What you will do: Transcribe all of the data exactly. Omit the pictures.

Available data:
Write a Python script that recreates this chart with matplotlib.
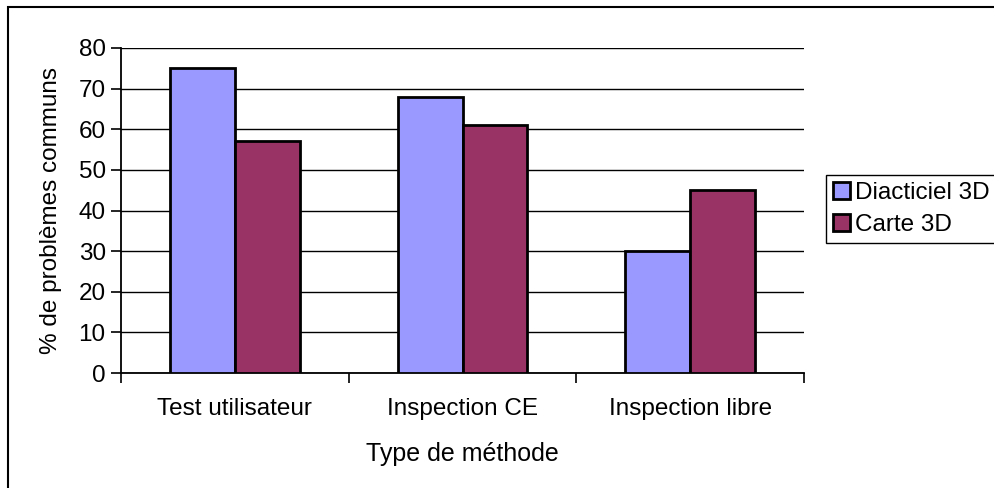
import matplotlib.pyplot as plt
import matplotlib.patches as mpatches
import numpy as np

plt.rcParams['font.family'] = ['Liberation Sans', 'DejaVu Sans']

categories = ['Test utilisateur', 'Inspection CE', 'Inspection libre']
diacticiel = [75, 68, 30]
carte = [57, 61, 45]
series_names = ['Diacticiel 3D', 'Carte 3D']
yticks = [0, 10, 20, 30, 40, 50, 60, 70, 80]

fs = 17.5

fig = plt.figure(figsize=(9.94, 4.88), dpi=100)
ax = fig.add_axes([121/994, 1-373/488, (804-121)/994, (373-48)/488])

# outer chart border (only left/top visible in the reference)
fig.patches.append(mpatches.Rectangle((8/994, -0.05), 1.2, 1-7/488+0.05,
                                      transform=fig.transFigure, fill=False,
                                      edgecolor='black', linewidth=1.5))

x = np.arange(len(categories))
w = 0.285
ax.bar(x - w/2, diacticiel, w, color='#9999FF', edgecolor='black', linewidth=2,
       label=series_names[0], zorder=3)
ax.bar(x + w/2, carte, w, color='#993366', edgecolor='black', linewidth=2,
       label=series_names[1], zorder=3)

ax.set_xlim(-0.5, len(categories) - 0.5)
ax.set_ylim(0, 80)
ax.set_yticks(yticks)
ax.yaxis.grid(True, color='black', linewidth=1)
ax.set_axisbelow(True)

ax.set_xticks(x)
ax.set_xticklabels(categories, fontsize=fs)
ax.tick_params(axis='x', which='major', length=0, pad=18)
ax.set_xticks(np.arange(-0.5, len(categories)), minor=True)
ax.tick_params(axis='x', which='minor', length=7, width=1.2, direction='out')
ax.tick_params(axis='y', labelsize=fs, length=7, width=1.2, pad=4)

for s in ['top', 'right']:
    ax.spines[s].set_visible(False)
for s in ['left', 'bottom']:
    ax.spines[s].set_linewidth(1.3)

ax.set_xlabel('Type de méthode', fontsize=18, labelpad=16)
ax.set_ylabel('% de problèmes communs', fontsize=fs, labelpad=12)

leg = fig.legend(loc='upper left', bbox_to_anchor=(826/994, 1-175/488),
                 frameon=True, fancybox=False, fontsize=fs, handlelength=0.7,
                 handleheight=0.7, handletextpad=0.2, borderpad=0.3,
                 labelspacing=0.4, borderaxespad=0)
leg.get_frame().set_edgecolor('black')
leg.get_frame().set_linewidth(1)
leg.get_frame().set_alpha(None)

fig.savefig('out.png', dpi=100)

Correct result:
Write a Python script that recreates this chart with matplotlib.
import matplotlib.pyplot as plt
import matplotlib.patches as mpatches
import numpy as np

plt.rcParams['font.family'] = ['Liberation Sans', 'DejaVu Sans']

categories = ['Test utilisateur', 'Inspection CE', 'Inspection libre']
diacticiel = [75, 68, 30]
carte = [57, 61, 45]
series_names = ['Diacticiel 3D', 'Carte 3D']
yticks = [0, 10, 20, 30, 40, 50, 60, 70, 80]

fs = 17.5

fig = plt.figure(figsize=(9.94, 4.88), dpi=100)
ax = fig.add_axes([121/994, 1-373/488, (804-121)/994, (373-48)/488])

# outer chart border (only left/top visible in the reference)
fig.patches.append(mpatches.Rectangle((8/994, -0.05), 1.2, 1-7/488+0.05,
                                      transform=fig.transFigure, fill=False,
                                      edgecolor='black', linewidth=1.5))

x = np.arange(len(categories))
w = 0.285
ax.bar(x - w/2, diacticiel, w, color='#9999FF', edgecolor='black', linewidth=2,
       label=series_names[0], zorder=3)
ax.bar(x + w/2, carte, w, color='#993366', edgecolor='black', linewidth=2,
       label=series_names[1], zorder=3)

ax.set_xlim(-0.5, len(categories) - 0.5)
ax.set_ylim(0, 80)
ax.set_yticks(yticks)
ax.yaxis.grid(True, color='black', linewidth=1)
ax.set_axisbelow(True)

ax.set_xticks(x)
ax.set_xticklabels(categories, fontsize=fs)
ax.tick_params(axis='x', which='major', length=0, pad=18)
ax.set_xticks(np.arange(-0.5, len(categories)), minor=True)
ax.tick_params(axis='x', which='minor', length=7, width=1.2, direction='out')
ax.tick_params(axis='y', labelsize=fs, length=7, width=1.2, pad=4)

for s in ['top', 'right']:
    ax.spines[s].set_visible(False)
for s in ['left', 'bottom']:
    ax.spines[s].set_linewidth(1.3)

ax.set_xlabel('Type de méthode', fontsize=18, labelpad=16)
ax.set_ylabel('% de problèmes communs', fontsize=fs, labelpad=12)

leg = fig.legend(loc='upper left', bbox_to_anchor=(826/994, 1-175/488),
                 frameon=True, fancybox=False, fontsize=fs, handlelength=0.7,
                 handleheight=0.7, handletextpad=0.2, borderpad=0.3,
                 labelspacing=0.4, borderaxespad=0)
leg.get_frame().set_edgecolor('black')
leg.get_frame().set_linewidth(1)
leg.get_frame().set_alpha(None)

fig.savefig('out.png', dpi=100)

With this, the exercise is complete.